Both plan types cost employers less, but won’t necessarily affect your benefits or out-of-pocket costs—they’re just different ways to fund group health insurance.
Smart Enrollment Tips
These steps can help you navigate any changes to your employer-sponsored health insurance.
Bookmark Open Enrollment
Annual open enrollment is your chance to pick between group health insurance options. You’ll want to make sure you understand if and how your plan—or plan choices—are changing in 2026. Don’t assume your current plan will still be the best fit.
“Inertia is very powerful,” said Paul Fronstin, director of health benefits research at Employee Benefit Research Institute (EBRI). “The easiest thing to do is re-enroll in your plan and forget about it. If you have a choice of plans, you really need to look at what those options are.”
Read the Fine Print
You’ll also want to dive into a plan’s benefits summary.
“Look closely at what’s being offered,” Miller said, not just at the advertised out-of-pocket costs. Plan options might include network or prescription drug coverage changes, for instance, that could impact your ultimate selection. Always confirm that a plan will cover your doctors and prescriptions before enrolling.

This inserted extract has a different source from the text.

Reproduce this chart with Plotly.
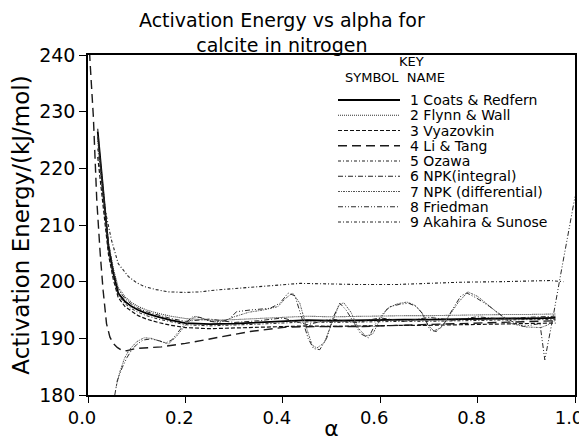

Assess Your Health Care Needs
Young, healthy employees may find that a high-deductible health care plan (HDHP), which requires more upfront, out-of-pocket costs in exchange for a lower monthly premium, will adequately cover their anticipated medical needs.
In the end, it comes down to balancing what you pay each month (your premium) with what you might pay later (out-of-pocket costs). Take stock of your risk tolerance: A lower premium usually means more financial risk if you need unexpected care.
Take Advantage of Additional Resources
Consider opening a health savings account or flexible spending account, which allows you to save, tax-deferred, for medical expenses.
Beyond that, your employer might offer ancillary wellness benefits, like smoking cessation programs, virtual therapy, free flu shots, or fitness program discounts, that help you improve and maintain your overall health. Staying healthy can prevent costly out-of-pocket expenses by preventing you from needing care in the first place.